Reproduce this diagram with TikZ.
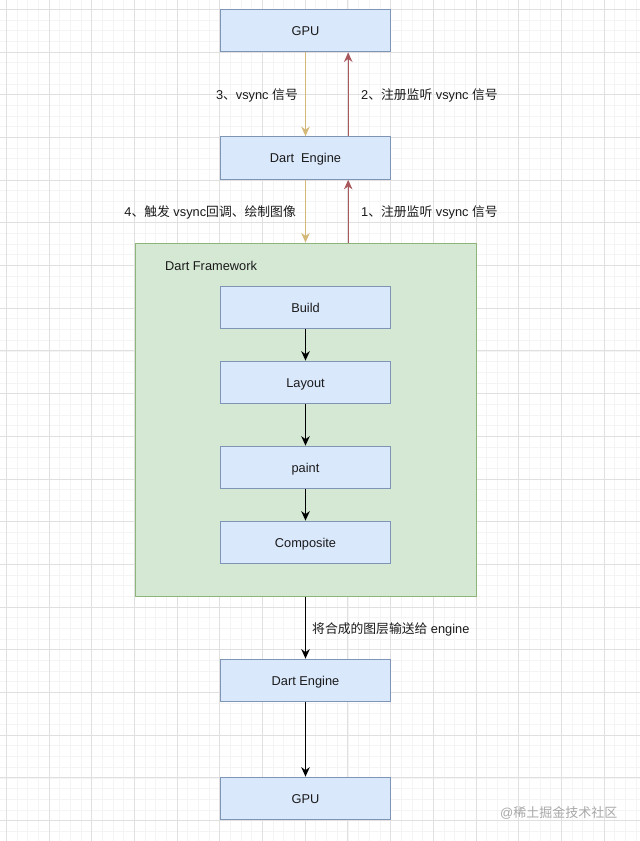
\documentclass[tikz,border=0pt]{standalone}
\usepackage{fontspec}
\setmainfont{Liberation Sans}
\newfontfamily\cjk{Noto Sans CJK SC}
\usetikzlibrary{arrows.meta}
\definecolor{boxfill}{HTML}{DAE8FC}
\definecolor{boxline}{HTML}{7F95B8}
\definecolor{fwfill}{HTML}{D5E8D4}
\definecolor{fwline}{HTML}{8FB47A}
\definecolor{yarrow}{HTML}{D4B878}
\definecolor{rarrow}{HTML}{A8585C}
\definecolor{txt}{HTML}{1A1A1A}
\definecolor{gmajor}{HTML}{E0E0E0}
\definecolor{gminor}{HTML}{F4F4F4}
\definecolor{wm}{HTML}{A8A8A8}
\newcommand{\zh}[1]{{\cjk #1}}
\begin{document}
\begin{tikzpicture}[x=1pt,y=-1pt,
  txtfont/.style={font=\fontsize{12.8}{15}\selectfont, text=txt},
  blk/.style={draw=boxline, fill=boxfill, line width=1pt, minimum width=170.5pt, minimum height=42.7pt, inner sep=0pt, text height=9.2pt, text depth=0pt, txtfont},
  fwbox/.style={draw=fwline, fill=fwfill, line width=1pt, minimum width=341pt, minimum height=353pt, inner sep=0pt},
  lbl/.style={txtfont, inner sep=0pt},
  tip/.style={-{Stealth[length=9.5pt,width=8.5pt,inset=3pt]}, line width=1.3pt},
  yarr/.style={tip, draw=yarrow},
  rarr/.style={tip, draw=rarrow},
  karr/.style={tip, draw=black},
  gmin/.style={draw=gminor, line width=0.8pt},
  gmaj/.style={draw=gmajor, line width=0.9pt}]
\useasboundingbox (0,0) rectangle (640,841);
\fill[white] (0,0) rectangle (640,841);
% grid
\foreach \i in {0,...,60} {\draw[gmin] ({6.3+10.675*\i},0) -- ({6.3+10.675*\i},841);}
\foreach \i in {0,...,78} {\draw[gmin] (0,{9.3+10.675*\i}) -- (640,{9.3+10.675*\i});}
\foreach \i in {0,...,14} {\draw[gmaj] ({6.3+42.7*\i},0) -- ({6.3+42.7*\i},841);}
\foreach \i in {0,...,19} {\draw[gmaj] (0,{9.3+42.7*\i}) -- (640,{9.3+42.7*\i});}
% nodes
\node[blk] (gpu1) at (305.5,30.6) {GPU};
\node[blk] (eng1) at (305.5,158) {Dart\ \ Engine};
\node[fwbox] (fw) at (305.5,419.5) {};
\node[lbl, anchor=west] (fwlbl) at (165,265.5) {Dart Framework};
\node[blk] (build) at (305.5,307.5) {Build};
\node[blk] (layout) at (305.5,382.5) {Layout};
\node[blk] (paint) at (305.5,467.5) {paint};
\node[blk] (comp) at (305.5,542.5) {Composite};
\node[blk] (eng2) at (305.5,680.5) {Dart Engine};
\node[blk] (gpu2) at (305.5,798.5) {GPU};
% top connectors
\draw[yarr] (gpu1.south) -- (eng1.north);
\draw[rarr] ([xshift=42.7pt]eng1.north) -- ([xshift=42.7pt]gpu1.south);
\draw[yarr] (eng1.south) -- (eng1.south |- fw.north);
\draw[rarr] ([xshift=42.7pt]eng1.south |- fw.north) -- ([xshift=42.7pt]eng1.south);
% labels
\node[lbl, anchor=east] (l3) at (298,95) {3\zh{、}vsync \zh{信号}};
\node[lbl, anchor=west] (l2) at (361,95) {2\zh{、注册监听} vsync \zh{信号}};
\node[lbl, anchor=east] (l4) at (296,212.5) {4\zh{、触发} vsync\zh{回调、绘制图像}};
\node[lbl, anchor=west] (l1) at (361,212.5) {1\zh{、注册监听} vsync \zh{信号}};
% framework chain
\draw[karr] (build) -- (layout);
\draw[karr] (layout) -- (paint);
\draw[karr] (paint) -- (comp);
\draw[karr] (fw.south) -- (eng2.north);
\draw[karr] (eng2) -- (gpu2);
\node[lbl, anchor=west] (l5) at (312,629) {\zh{将合成的图层输送给} engine};
% watermark
\node[inner sep=0pt, anchor=west, text=wm, font=\fontsize{13}{15}\selectfont] (wmk) at (500,813) {@\zh{稀土掘金技术社区}};
\end{tikzpicture}
\end{document}
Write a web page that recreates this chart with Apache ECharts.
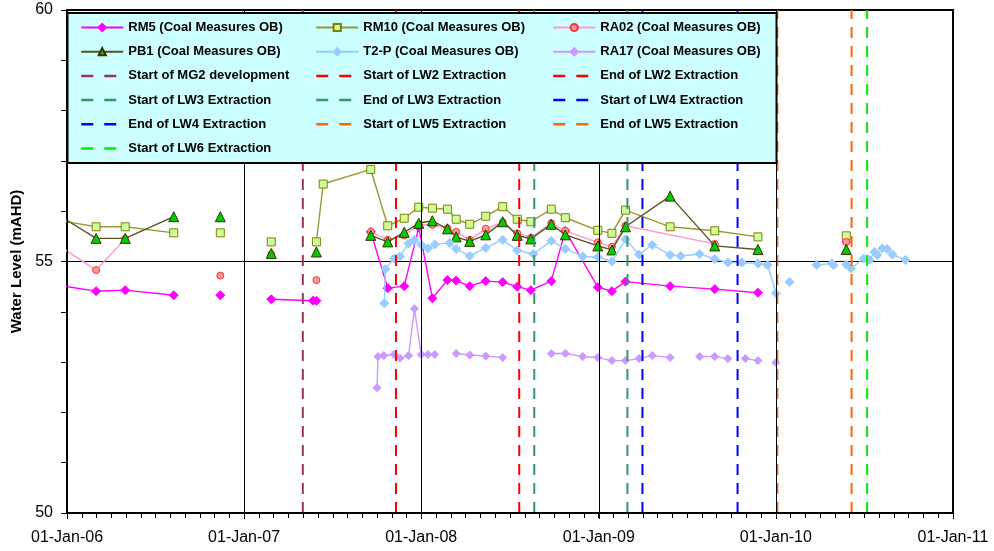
<!DOCTYPE html>
<html>
<head>
<meta charset="utf-8">
<script src="https://cdn.jsdelivr.net/npm/echarts@6/dist/echarts.min.js"></script>
<style>
  html, body { margin: 0; padding: 0; background: #ffffff; }
  #chart { width: 994px; height: 551px; }
</style>
</head>
<body>
<div id="chart"></div>
<script>
// ---------------- DATA (null value = break in the line) ----------------
const rm5Dates = ['2005-11-01','2006-03-02','2006-05-01','2006-08-09','2006-08-09','2006-11-13','2006-11-13','2007-02-26','2007-05-23','2007-05-30','2007-05-30','2007-09-19','2007-10-24','2007-11-27','2007-12-27','2008-01-24','2008-02-24','2008-03-13','2008-04-10','2008-05-13','2008-06-17','2008-07-17','2008-08-14','2008-09-25','2008-10-24','2008-12-30','2009-01-28','2009-02-25','2009-05-28','2009-08-28','2009-11-25','2009-11-25','2010-05-26'];
const rm5Values = [54.59,54.41,54.43,54.33,null,54.33,null,54.25,54.22,54.22,null,55.59,54.47,54.51,55.68,54.27,54.63,54.62,54.51,54.61,54.59,54.50,54.43,54.61,55.61,54.49,54.41,54.60,54.51,54.45,54.38,null,55.39];

const rm10Dates = ['2005-11-01','2006-03-02','2006-05-01','2006-08-09','2006-08-09','2006-11-13','2006-11-13','2007-02-26','2007-02-26','2007-05-30','2007-06-13','2007-09-19','2007-10-24','2007-11-27','2007-12-27','2008-01-24','2008-02-24','2008-03-13','2008-04-10','2008-05-13','2008-06-17','2008-07-17','2008-08-14','2008-09-25','2008-10-24','2008-12-30','2009-01-28','2009-02-25','2009-05-28','2009-08-28','2009-11-25','2009-11-25','2010-05-26'];
const rm10Values = [55.89,55.69,55.69,55.57,null,55.57,null,55.39,null,55.39,56.54,56.83,55.71,55.86,56.08,56.06,56.04,55.84,55.74,55.90,56.09,55.84,55.79,56.04,55.87,55.62,55.56,56.02,55.69,55.61,55.49,null,55.51];

const ra02Dates = ['2005-11-01','2006-03-02','2006-05-01','2006-05-01','2006-11-13','2006-11-13','2007-02-26','2007-02-26','2007-05-30','2007-05-30','2007-09-19','2007-10-24','2007-11-27','2007-12-27','2008-01-24','2008-02-24','2008-03-13','2008-04-10','2008-05-13','2008-06-17','2008-07-17','2008-08-14','2008-09-25','2008-10-24','2008-12-30','2009-01-28','2009-02-25','2009-08-28','2009-08-28','2010-05-26'];
const ra02Values = [55.59,54.83,55.45,null,54.72,null,55.14,null,54.63,null,55.59,55.43,55.52,55.73,55.73,55.66,55.59,55.43,55.65,55.78,55.56,55.47,55.76,55.61,55.38,55.29,55.71,55.35,null,55.39];

const pb1Dates = ['2005-11-01','2006-03-02','2006-05-01','2006-08-09','2006-08-09','2006-11-13','2006-11-13','2007-02-26','2007-02-26','2007-05-30','2007-05-30','2007-09-19','2007-10-24','2007-11-27','2007-12-27','2008-01-24','2008-02-24','2008-03-13','2008-04-10','2008-05-13','2008-06-17','2008-07-17','2008-08-14','2008-09-25','2008-10-24','2008-12-30','2009-01-28','2009-02-25','2009-05-28','2009-08-28','2009-11-25','2009-11-25','2010-05-26'];
const pb1Values = [56.18,55.46,55.46,55.89,null,55.89,null,55.16,null,55.19,null,55.52,55.39,55.58,55.76,55.81,55.65,55.49,55.40,55.53,55.79,55.52,55.45,55.74,55.53,55.31,55.23,55.69,56.30,55.31,55.24,null,55.24];

const t2pDates = ['2007-10-17','2007-10-19','2007-11-06','2007-11-18','2007-12-06','2007-12-18','2008-01-01','2008-01-15','2008-01-29','2008-02-29','2008-03-13','2008-04-10','2008-05-13','2008-06-17','2008-07-17','2008-08-19','2008-09-25','2008-10-24','2008-11-29','2008-12-30','2009-01-28','2009-02-25','2009-03-25','2009-04-21','2009-05-28','2009-06-19','2009-07-28','2009-08-28','2009-09-24','2009-10-23','2009-11-25','2009-12-15','2010-01-01','2010-01-01','2010-01-29','2010-01-29','2010-03-26','2010-04-26','2010-04-30','2010-04-30','2010-05-26','2010-06-05','2010-07-01','2010-07-13','2010-07-23','2010-07-29','2010-08-08','2010-08-18','2010-08-29','2010-09-25'];
const t2pValues = [54.17,54.85,55.06,55.10,55.36,55.43,55.33,55.26,55.34,55.37,55.25,55.11,55.27,55.43,55.22,55.15,55.41,55.25,55.10,55.09,55.00,55.44,55.14,55.33,55.13,55.11,55.15,55.05,54.98,54.98,54.96,54.93,54.37,null,54.59,null,54.93,54.96,54.93,null,54.94,54.86,55.06,55.03,55.19,55.13,55.26,55.25,55.14,55.03];

const ra17Dates = ['2007-10-02','2007-10-04','2007-10-16','2007-11-06','2007-11-18','2007-12-06','2007-12-18','2008-01-01','2008-01-15','2008-01-29','2008-01-29','2008-03-13','2008-04-10','2008-05-13','2008-06-17','2008-06-17','2008-09-25','2008-10-24','2008-11-29','2008-12-30','2009-01-28','2009-02-25','2009-03-25','2009-04-21','2009-05-28','2009-05-28','2009-07-28','2009-08-28','2009-09-24','2009-09-24','2009-10-30','2009-11-25','2009-11-25','2010-01-01'];
const ra17Values = [52.49,53.11,53.13,53.15,53.08,53.13,54.06,53.15,53.15,53.15,null,53.17,53.14,53.12,53.09,null,53.17,53.17,53.11,53.09,53.03,53.03,53.07,53.13,53.09,null,53.11,53.11,53.07,null,53.07,53.03,null,52.99];

const seriesNames = ['RM5 (Coal Measures OB)','RM10 (Coal Measures OB)','RA02 (Coal Measures OB)','PB1 (Coal Measures OB)','T2-P (Coal Measures OB)','RA17 (Coal Measures OB)'];

const eventNames = ['Start of MG2 development','Start of LW2 Extraction','End of LW2 Extraction','Start of LW3 Extraction','End of LW3 Extraction','Start of LW4 Extraction','End of LW4 Extraction','Start of LW5 Extraction','End of LW5 Extraction','Start of LW6 Extraction'];
const eventDates = ['2007-05-02','2007-11-10','2008-07-21','2008-08-21','2009-03-01','2009-04-01','2009-10-14','2010-01-04','2010-06-06','2010-07-08'];
const eventColors = ['#993366','#FF0000','#FF0000','#339966','#339966','#0000FF','#0000FF','#FF6600','#FF6600','#00EE00'];

const yRange = [50, 60];
const xRange = ['2006-01-01', '2011-01-01'];
const monthCount = 60; // monthly minor tick marks along the date axis

// ---------------- CHART ----------------
function zip(d, v) { return d.map((x, i) => [x, v[i]]); }
const FONT = '"Liberation Sans", Arial, sans-serif';

const styles = [
  { line: '#FF00FF', symbol: 'diamond',  size: 9,  fill: '#FF00FF', border: '#FF00FF' },
  { line: '#999933', symbol: 'rect',     size: 8,  fill: '#CCFF99', border: '#808000' },
  { line: '#FF99CC', symbol: 'circle',   size: 7,  fill: '#FF9999', border: '#FF3333' },
  { line: '#555522', symbol: 'triangle', size: 10, fill: '#00CC00', border: '#333300' },
  { line: '#99CCFF', symbol: 'diamond',  size: 9,  fill: '#99CCFF', border: '#99CCFF' },
  { line: '#CC99FF', symbol: 'diamond',  size: 8,  fill: '#CC99FF', border: '#CC99FF' }
];
const dataSets = [zip(rm5Dates, rm5Values), zip(rm10Dates, rm10Values), zip(ra02Dates, ra02Values),
                  zip(pb1Dates, pb1Values), zip(t2pDates, t2pValues), zip(ra17Dates, ra17Values)];

const series = [];
seriesNames.forEach((n, i) => {
  const s = styles[i];
  series.push({
    name: n, type: 'line', data: dataSets[i], xAxisIndex: 0,
    connectNulls: false, clip: true,
    symbol: s.symbol, symbolSize: s.size, showSymbol: true, showAllSymbol: true,
    lineStyle: { color: s.line, width: 1.4 },
    itemStyle: { color: s.fill, borderColor: s.border, borderWidth: 1 },
    emphasis: { disabled: true },
    z: 3 + i
  });
});
eventNames.forEach((n, i) => {
  series.push({
    name: n, type: 'line', symbol: 'none', showSymbol: false, xAxisIndex: 0,
    data: [[eventDates[i], yRange[0]], [eventDates[i], yRange[1]]],
    lineStyle: { color: eventColors[i], width: 2, type: [11, 8] },
    itemStyle: { color: eventColors[i] },
    emphasis: { disabled: true },
    z: 10
  });
});

function legendItem(name) {
  const idx = eventNames.indexOf(name);
  if (idx >= 0) return { name: name, lineStyle: { type: [12, 11], width: 2.5 }, itemStyle: { opacity: 0 } };
  return { name: name };
}
const col1 = [seriesNames[0], seriesNames[3], eventNames[0], eventNames[3], eventNames[6], eventNames[9]];
const col2 = [seriesNames[1], seriesNames[4], eventNames[1], eventNames[4], eventNames[7]];
const col3 = [seriesNames[2], seriesNames[5], eventNames[2], eventNames[5], eventNames[8]];
function makeLegend(list, left) {
  return {
    orient: 'vertical', left: left, top: 20.5, padding: 0,
    itemWidth: 42, itemHeight: 9, itemGap: 10.2,
    selectedMode: false, z: 30,
    textStyle: { color: '#000', fontSize: 13, fontWeight: 'bold', fontFamily: FONT, lineHeight: 14, height: 14, padding: [0, 0, 0, 0] },
    data: list.map(legendItem)
  };
}

const chart = echarts.init(document.getElementById('chart'), null, { renderer: 'canvas' });
chart.setOption({
  animation: false,
  backgroundColor: '#ffffff',
  grid: { left: 67, right: 41, top: 10, bottom: 38, show: true, borderColor: '#000', borderWidth: 2, backgroundColor: '#fff' },
  legend: [makeLegend(col1, 80), makeLegend(col2, 315), makeLegend(col3, 552)],
  graphic: [{
    type: 'rect', z: 25, silent: true,
    shape: { x: 67.5, y: 13, width: 709, height: 150 },
    style: { fill: '#CCFFFF', stroke: '#000', lineWidth: 2 }
  }],
  xAxis: [{
    type: 'time',
    min: xRange[0], max: xRange[1],
    splitNumber: 5,
    minInterval: 365 * 24 * 3600 * 1000,
    axisLine: { show: true, lineStyle: { color: '#000', width: 2 } },
    axisTick: { show: true, length: 6, lineStyle: { color: '#000', width: 1 } },
    splitLine: { show: true, lineStyle: { color: '#000', width: 1 } },
    axisLabel: {
      color: '#000', fontSize: 16, fontFamily: FONT, margin: 17,
      showMinLabel: true, showMaxLabel: true,
      formatter: function (v) { return echarts.time.format(v, '{dd}-{MMM}-{yy}', false); }
    },
    z: 12
  }, {
    // month tick marks along the bottom axis (no data on it)
    type: 'value', position: 'bottom', offset: 0,
    min: 0, max: monthCount, interval: 1,
    axisLine: { show: true, onZero: false, lineStyle: { color: '#000', width: 2 } },
    axisTick: { show: true, inside: false, interval: 0, length: 5, lineStyle: { color: '#000', width: 1 } },
    splitLine: { show: false },
    axisLabel: { show: true, color: 'rgba(0,0,0,0)', fontSize: 6, formatter: function () { return '.'; } },
    z: 12
  }],
  yAxis: {
    type: 'value', min: yRange[0], max: yRange[1], interval: 5,
    name: 'Water Level (mAHD)', nameLocation: 'middle', nameGap: 39,
    nameTextStyle: { color: '#000', fontSize: 15, fontWeight: 'bold', fontFamily: FONT },
    axisLine: { show: true, lineStyle: { color: '#000', width: 2 } },
    axisTick: { show: true, length: 6, lineStyle: { color: '#000', width: 1 } },
    minorTick: { show: true, splitNumber: 5, length: 6, lineStyle: { color: '#000', width: 1 } },
    splitLine: { show: true, lineStyle: { color: '#000', width: 1 } },
    axisLabel: { color: '#000', fontSize: 16, fontFamily: FONT, margin: 14 }
  },
  series: series
});
</script>
</body>
</html>
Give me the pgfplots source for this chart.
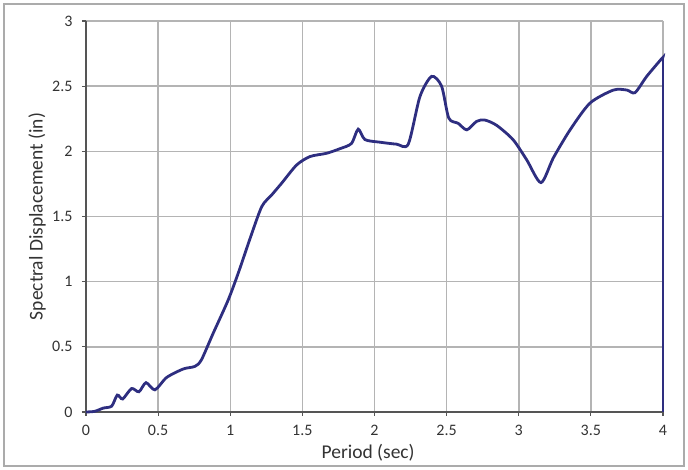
\documentclass[border=0pt]{standalone}
\usepackage{fontspec}
\setmainfont{Carlito}
\usepackage{pgfplots}
\pgfplotsset{compat=1.18}
\definecolor{navyline}{HTML}{2E2E80}
\definecolor{gridgray}{HTML}{B4B4B4}
\definecolor{axisgray}{HTML}{555555}
\definecolor{bordergray}{HTML}{ABABAB}
\definecolor{textgray}{HTML}{333333}
\begin{document}
\begin{tikzpicture}[x=1pt,y=1pt]
\useasboundingbox (0,0) rectangle (688,470);
\draw[color=bordergray, line width=2.2pt] (4,4) rectangle (684,466);
\begin{axis}[
  at={(86pt,58pt)}, anchor=origin,
  scale only axis, width=577pt, height=391pt,
  xmin=0, xmax=4, ymin=0, ymax=3,
  xtick={0,0.5,1,1.5,2,2.5,3,3.5,4},
  ytick={0,0.5,1,1.5,2,2.5,3},
  axis lines*=left,
  axis line style={color=axisgray, line width=2pt},
  grid=major,
  major grid style={color=gridgray, line width=1.5pt},
  tick align=outside,
  major tick length=4pt,
  tick style={color=axisgray, line width=1.2pt},
  /pgf/number format/assume math mode=true,
  ticklabel style={font=\fontsize{16}{16}\selectfont, color=textgray},
  xticklabel style={anchor=center, yshift=-14pt},
  yticklabel style={anchor=east, xshift=-6pt},
  xlabel={Period (sec)},
  ylabel={Spectral Displacement (in)},
  label style={font=\fontsize{19.5}{19.5}\selectfont, color=textgray},
  xlabel style={at={(axis description cs:0.489,-0.104)}, anchor=center},
  ylabel style={at={(axis description cs:-0.085,0.5)}, anchor=center, rotate=0},
  clip=false,
]
\addplot[color=navyline, line width=2.8pt, smooth, tension=0.45] coordinates {
(0,0)(0.06,0.005)(0.12,0.03)(0.178,0.045)(0.217,0.13)(0.254,0.10)(0.316,0.18)(0.367,0.155)(0.416,0.225)(0.478,0.17)(0.559,0.265)(0.674,0.33)(0.755,0.35)(0.80,0.40)(0.88,0.60)(0.986,0.86)(1.06,1.08)(1.137,1.33)(1.218,1.575)(1.287,1.665)(1.356,1.755)(1.46,1.895)(1.553,1.96)(1.668,1.985)(1.76,2.02)(1.84,2.06)(1.887,2.17)(1.934,2.09)(2.038,2.07)(2.153,2.055)(2.234,2.055)(2.315,2.42)(2.396,2.575)(2.465,2.50)(2.515,2.255)(2.58,2.215)(2.64,2.165)(2.708,2.23)(2.765,2.24)(2.846,2.2)(2.96,2.09)(3.055,1.935)(3.154,1.76)(3.24,1.95)(3.356,2.165)(3.494,2.37)(3.656,2.47)(3.75,2.47)(3.806,2.45)(3.887,2.575)(3.99,2.71)(4,2.72)
};
\addplot[color=navyline, line width=2.2pt] coordinates {(4,2.72)(4,0)};
\end{axis}
\end{tikzpicture}
\end{document}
▬▬▬
#### SET TASK
Go through the listing above and locate each line that holds the word "with". Copy those lines.

#### TASK RESPONSE
Reproduce this diagram with TikZ.
Write a web page that recreates this chart with Apache ECharts.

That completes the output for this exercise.